Exercise aim: Repeat all of the material below exactly as written, images excluded.

Data shown:
#####

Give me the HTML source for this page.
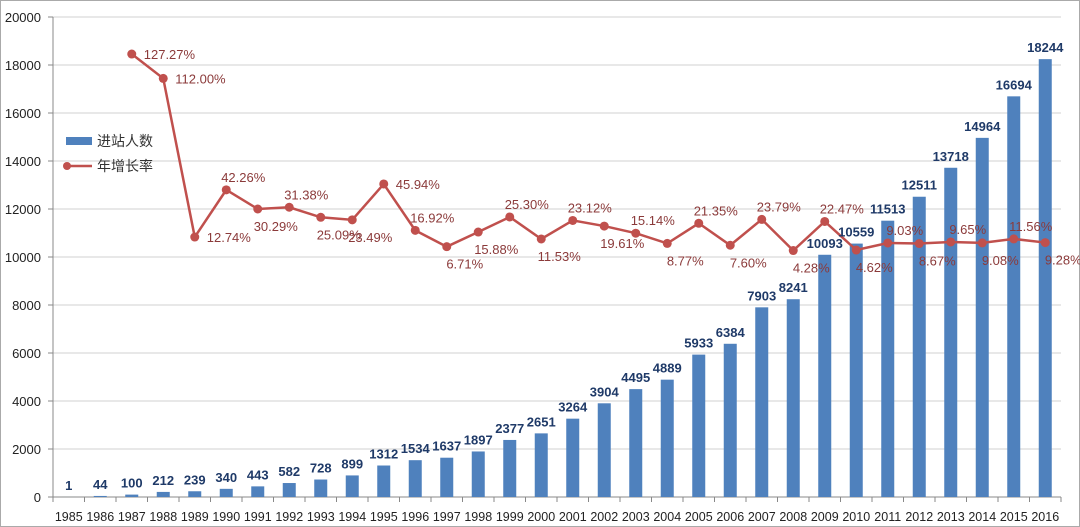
<!DOCTYPE html>
<html><head><meta charset="utf-8"><style>
body{margin:0;background:#fff}
svg{display:block;font-family:"Liberation Sans","Noto Sans CJK SC",sans-serif}
</style></head><body>
<svg id="chart" width="1080" height="527" viewBox="0 0 1080 527">
<rect x="0.5" y="0.5" width="1079" height="526" fill="#fff" stroke="#aaa"/>
<g id="grid"></g><g id="bars"></g><g id="line"></g><g id="labels"></g>
<g>
<rect x="66" y="137" width="26" height="8" fill="#4f81bd"/>
<text x="97" y="146" font-size="14" fill="#333">进站人数</text>
<line x1="66" y1="166" x2="92" y2="166" stroke="#c0504d" stroke-width="2.5"/>
<circle cx="67" cy="166" r="4" fill="#c0504d"/>
<text x="97" y="171" font-size="14" fill="#333">年增长率</text>
</g>
</svg>
<script>
const years=[1985,1986,1987,1988,1989,1990,1991,1992,1993,1994,1995,1996,1997,1998,1999,2000,2001,2002,2003,2004,2005,2006,2007,2008,2009,2010,2011,2012,2013,2014,2015,2016];
const passengers=[1,44,100,212,239,340,443,582,728,899,1312,1534,1637,1897,2377,2651,3264,3904,4495,4889,5933,6384,7903,8241,10093,10559,11513,12511,13718,14964,16694,18244];
const growth=[null,null,127.27,112.00,12.74,42.26,30.29,31.38,25.09,23.49,45.94,16.92,6.71,15.88,25.30,11.53,23.12,19.61,15.14,8.77,21.35,7.60,23.79,4.28,22.47,4.62,9.03,8.67,9.65,9.08,11.56,9.28];
const yTicks=[0,2000,4000,6000,8000,10000,12000,14000,16000,18000,20000];
const labelPlace=['','','r','r','r','a','b','a','b','b','r','a','b','b','a','b','a','b','a','b','a','b','a','b','a','b','a','b','a','b','a','b'];

const NS='http://www.w3.org/2000/svg';
const L=53,R=1061,T=17,B=497;
const bw=(R-L)/years.length;
const xc=i=>L+bw*(i+0.5);
const y=v=>B-(v/20000)*(B-T);
const yg=g=>257.4-g*1.598;
function mk(tag,parent,attrs){const e=document.createElementNS(NS,tag);for(const k in attrs)e.setAttribute(k,attrs[k]);parent.appendChild(e);return e;}
const grid=document.getElementById('grid'),bars=document.getElementById('bars'),line=document.getElementById('line'),labels=document.getElementById('labels');

yTicks.forEach(t=>{
  const g=mk('line',grid,{x1:L,x2:R,y1:y(t),y2:y(t),stroke:t===0?'#888':'#d0d0d0','stroke-width':1});
  
  
  const tk=mk('line',grid,{x1:L-5,x2:L,y1:y(t),y2:y(t),stroke:'#888'});
  
  
  const tx=mk('text',grid,{x:41,y:y(t)+5,'text-anchor':'end','font-size':13,fill:'#222'});
  tx.textContent=t;
  
  
});
const ax=mk('line',grid,{x1:L,x2:L,y1:T,y2:B,stroke:'#888'});


for(let i=0;i<=years.length;i++){
  const tk=mk('line',grid,{x1:L+bw*i,x2:L+bw*i,y1:B,y2:B+5,stroke:'#888'});
  
  
}
years.forEach((yr,i)=>{
  const tx=mk('text',grid,{x:xc(i),y:521,'text-anchor':'middle','font-size':12.5,fill:'#222'});
  tx.textContent=yr;
  
  
  const v=passengers[i];
  const r=mk('rect',bars,{x:xc(i)-6.5,y:y(v),width:13,height:B-y(v),fill:'#4f81bd'});
  
  
  const bl=mk('text',labels,{x:xc(i),y:y(v)-7,'text-anchor':'middle','font-size':13,'font-weight':'600',fill:'#1f3a68'});
  bl.textContent=v;
  
  
});
let pts=[];
growth.forEach((g,i)=>{if(g!==null)pts.push([xc(i),yg(g),g,i]);});
const pl=mk('polyline',line,{points:pts.map(p=>p[0]+','+p[1]).join(' '),fill:'none',stroke:'#c0504d','stroke-width':2.5});


pts.forEach(p=>{
  const c=mk('circle',line,{cx:p[0],cy:p[1],r:4.5,fill:'#c0504d'});
  
  
  const pos=labelPlace[p[3]];
  let a={'font-size':13,fill:'#8b3a3a'};
  if(pos==='r'){a.x=p[0]+12;a.y=p[1]+5;a['text-anchor']='start';}
  else if(pos==='a'){a.x=p[0]+17;a.y=p[1]-8;a['text-anchor']='middle';}
  else {a.x=p[0]+18;a.y=p[1]+22;a['text-anchor']='middle';}
  const t=mk('text',labels,a);
  t.textContent=p[2].toFixed(2)+'%';
  
  
});
</script>
</body></html>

#####

Task output:
Give me the HTML source for this page.
<!DOCTYPE html>
<html><head><meta charset="utf-8"><style>
body{margin:0;background:#fff}
svg{display:block;font-family:"Liberation Sans","Noto Sans CJK SC",sans-serif}
</style></head><body>
<svg id="chart" width="1080" height="527" viewBox="0 0 1080 527">
<rect x="0.5" y="0.5" width="1079" height="526" fill="#fff" stroke="#aaa"/>
<g id="grid"></g><g id="bars"></g><g id="line"></g><g id="labels"></g>
<g>
<rect x="66" y="137" width="26" height="8" fill="#4f81bd"/>
<text x="97" y="146" font-size="14" fill="#333">进站人数</text>
<line x1="66" y1="166" x2="92" y2="166" stroke="#c0504d" stroke-width="2.5"/>
<circle cx="67" cy="166" r="4" fill="#c0504d"/>
<text x="97" y="171" font-size="14" fill="#333">年增长率</text>
</g>
</svg>
<script>
const years=[1985,1986,1987,1988,1989,1990,1991,1992,1993,1994,1995,1996,1997,1998,1999,2000,2001,2002,2003,2004,2005,2006,2007,2008,2009,2010,2011,2012,2013,2014,2015,2016];
const passengers=[1,44,100,212,239,340,443,582,728,899,1312,1534,1637,1897,2377,2651,3264,3904,4495,4889,5933,6384,7903,8241,10093,10559,11513,12511,13718,14964,16694,18244];
const growth=[null,null,127.27,112.00,12.74,42.26,30.29,31.38,25.09,23.49,45.94,16.92,6.71,15.88,25.30,11.53,23.12,19.61,15.14,8.77,21.35,7.60,23.79,4.28,22.47,4.62,9.03,8.67,9.65,9.08,11.56,9.28];
const yTicks=[0,2000,4000,6000,8000,10000,12000,14000,16000,18000,20000];
const labelPlace=['','','r','r','r','a','b','a','b','b','r','a','b','b','a','b','a','b','a','b','a','b','a','b','a','b','a','b','a','b','a','b'];

const NS='http://www.w3.org/2000/svg';
const L=53,R=1061,T=17,B=497;
const bw=(R-L)/years.length;
const xc=i=>L+bw*(i+0.5);
const y=v=>B-(v/20000)*(B-T);
const yg=g=>257.4-g*1.598;
function mk(tag,parent,attrs){const e=document.createElementNS(NS,tag);for(const k in attrs)e.setAttribute(k,attrs[k]);parent.appendChild(e);return e;}
const grid=document.getElementById('grid'),bars=document.getElementById('bars'),line=document.getElementById('line'),labels=document.getElementById('labels');

yTicks.forEach(t=>{
  const g=mk('line',grid,{x1:L,x2:R,y1:y(t),y2:y(t),stroke:t===0?'#888':'#d0d0d0','stroke-width':1});
  
  
  const tk=mk('line',grid,{x1:L-5,x2:L,y1:y(t),y2:y(t),stroke:'#888'});
  
  
  const tx=mk('text',grid,{x:41,y:y(t)+5,'text-anchor':'end','font-size':13,fill:'#222'});
  tx.textContent=t;
  
  
});
const ax=mk('line',grid,{x1:L,x2:L,y1:T,y2:B,stroke:'#888'});


for(let i=0;i<=years.length;i++){
  const tk=mk('line',grid,{x1:L+bw*i,x2:L+bw*i,y1:B,y2:B+5,stroke:'#888'});
  
  
}
years.forEach((yr,i)=>{
  const tx=mk('text',grid,{x:xc(i),y:521,'text-anchor':'middle','font-size':12.5,fill:'#222'});
  tx.textContent=yr;
  
  
  const v=passengers[i];
  const r=mk('rect',bars,{x:xc(i)-6.5,y:y(v),width:13,height:B-y(v),fill:'#4f81bd'});
  
  
  const bl=mk('text',labels,{x:xc(i),y:y(v)-7,'text-anchor':'middle','font-size':13,'font-weight':'600',fill:'#1f3a68'});
  bl.textContent=v;
  
  
});
let pts=[];
growth.forEach((g,i)=>{if(g!==null)pts.push([xc(i),yg(g),g,i]);});
const pl=mk('polyline',line,{points:pts.map(p=>p[0]+','+p[1]).join(' '),fill:'none',stroke:'#c0504d','stroke-width':2.5});


pts.forEach(p=>{
  const c=mk('circle',line,{cx:p[0],cy:p[1],r:4.5,fill:'#c0504d'});
  
  
  const pos=labelPlace[p[3]];
  let a={'font-size':13,fill:'#8b3a3a'};
  if(pos==='r'){a.x=p[0]+12;a.y=p[1]+5;a['text-anchor']='start';}
  else if(pos==='a'){a.x=p[0]+17;a.y=p[1]-8;a['text-anchor']='middle';}
  else {a.x=p[0]+18;a.y=p[1]+22;a['text-anchor']='middle';}
  const t=mk('text',labels,a);
  t.textContent=p[2].toFixed(2)+'%';
  
  
});
</script>
</body></html>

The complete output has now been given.